TASK BRIEF: Skip every picture and transcribe the remaining material exactly.
○ ○ ○ ○
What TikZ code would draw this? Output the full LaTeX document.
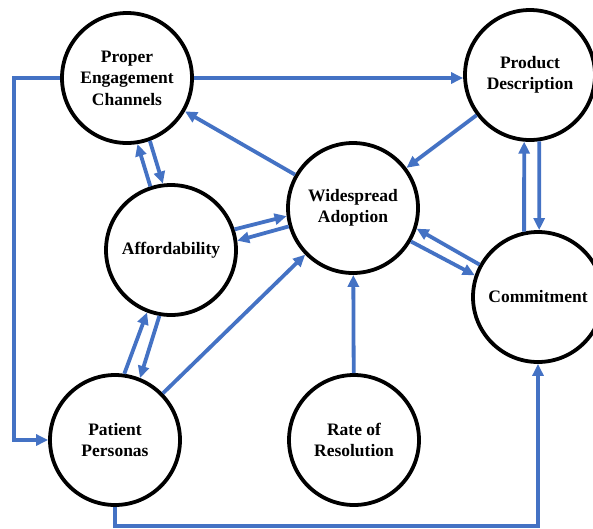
\documentclass[tikz,border=0pt]{standalone}
\usepackage{fontspec}
\setmainfont{Liberation Serif}
\usetikzlibrary{arrows.meta}
\definecolor{flowblue}{HTML}{4472C4}
\tikzset{
  fcnode/.style={draw,circle,line width=3.8pt,minimum size=130pt,inner sep=0pt,align=center,
                 font=\fontsize{17.5}{21.5}\selectfont\bfseries},
  fcarr/.style={-{Triangle[length=12pt,width=11pt]},line width=3.8pt,flowblue},
}

\begin{document}
\begin{tikzpicture}[x=1pt,y=-1pt]
  \useasboundingbox (0,0) rectangle (593,528);
  \node[fcnode] (pec) at (127,78)  {Proper\\Engagement\\Channels};
  \node[fcnode] (pd)  at (530,75)  {Product\\Description};
  \node[fcnode] (wa)  at (353,208) {Widespread\\Adoption};
  \node[fcnode] (af)  at (171,250) {Affordability};
  \node[fcnode] (cm)  at (538,297) {Commitment};
  \node[fcnode] (pp)  at (115,440) {Patient\\Personas};
  \node[fcnode] (rr)  at (354,440) {Rate of\\Resolution};
  % outer loops
  \draw[fcarr] (pec.west) -- ++(-46,0) |- (pp.west);
  \draw[fcarr] (pp.south) -- ++(0,19) -| (cm.south);
  \draw[fcarr] (pec.east) -- (pec.east -| pd.west);
  % single links
  \draw[fcarr] (pd) -- (wa);
  \draw[fcarr] (wa) -- (pec);
  \draw[fcarr] (pp) -- (wa);
  \draw[fcarr] (rr) -- (wa);
  % paired links
  \draw[fcarr] (pec.-70) -- (af.97);
  \draw[fcarr] (af.108) -- (pec.-81);
  \draw[fcarr] (af.18) -- (wa.187);
  \draw[fcarr] (wa.196) -- (af.8);
  \draw[fcarr] (pp.82) -- (af.-111);
  \draw[fcarr] (af.-100) -- (pp.68);
  \draw[fcarr] (wa.-30) -- (cm.161);
  \draw[fcarr] (cm.151) -- (wa.-18);
  \draw[fcarr] (cm.102) -- (pd.-95);
  \draw[fcarr] (pd.-82) -- (cm.89);
\end{tikzpicture}
\end{document}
○ ○ ○ ○
ANSWER BELOW:
What TikZ code would draw this? Output the full LaTeX document.
\documentclass[tikz,border=0pt]{standalone}
\usepackage{fontspec}
\setmainfont{Liberation Serif}
\usetikzlibrary{arrows.meta}
\definecolor{flowblue}{HTML}{4472C4}
\tikzset{
  fcnode/.style={draw,circle,line width=3.8pt,minimum size=130pt,inner sep=0pt,align=center,
                 font=\fontsize{17.5}{21.5}\selectfont\bfseries},
  fcarr/.style={-{Triangle[length=12pt,width=11pt]},line width=3.8pt,flowblue},
}

\begin{document}
\begin{tikzpicture}[x=1pt,y=-1pt]
  \useasboundingbox (0,0) rectangle (593,528);
  \node[fcnode] (pec) at (127,78)  {Proper\\Engagement\\Channels};
  \node[fcnode] (pd)  at (530,75)  {Product\\Description};
  \node[fcnode] (wa)  at (353,208) {Widespread\\Adoption};
  \node[fcnode] (af)  at (171,250) {Affordability};
  \node[fcnode] (cm)  at (538,297) {Commitment};
  \node[fcnode] (pp)  at (115,440) {Patient\\Personas};
  \node[fcnode] (rr)  at (354,440) {Rate of\\Resolution};
  % outer loops
  \draw[fcarr] (pec.west) -- ++(-46,0) |- (pp.west);
  \draw[fcarr] (pp.south) -- ++(0,19) -| (cm.south);
  \draw[fcarr] (pec.east) -- (pec.east -| pd.west);
  % single links
  \draw[fcarr] (pd) -- (wa);
  \draw[fcarr] (wa) -- (pec);
  \draw[fcarr] (pp) -- (wa);
  \draw[fcarr] (rr) -- (wa);
  % paired links
  \draw[fcarr] (pec.-70) -- (af.97);
  \draw[fcarr] (af.108) -- (pec.-81);
  \draw[fcarr] (af.18) -- (wa.187);
  \draw[fcarr] (wa.196) -- (af.8);
  \draw[fcarr] (pp.82) -- (af.-111);
  \draw[fcarr] (af.-100) -- (pp.68);
  \draw[fcarr] (wa.-30) -- (cm.161);
  \draw[fcarr] (cm.151) -- (wa.-18);
  \draw[fcarr] (cm.102) -- (pd.-95);
  \draw[fcarr] (pd.-82) -- (cm.89);
\end{tikzpicture}
\end{document}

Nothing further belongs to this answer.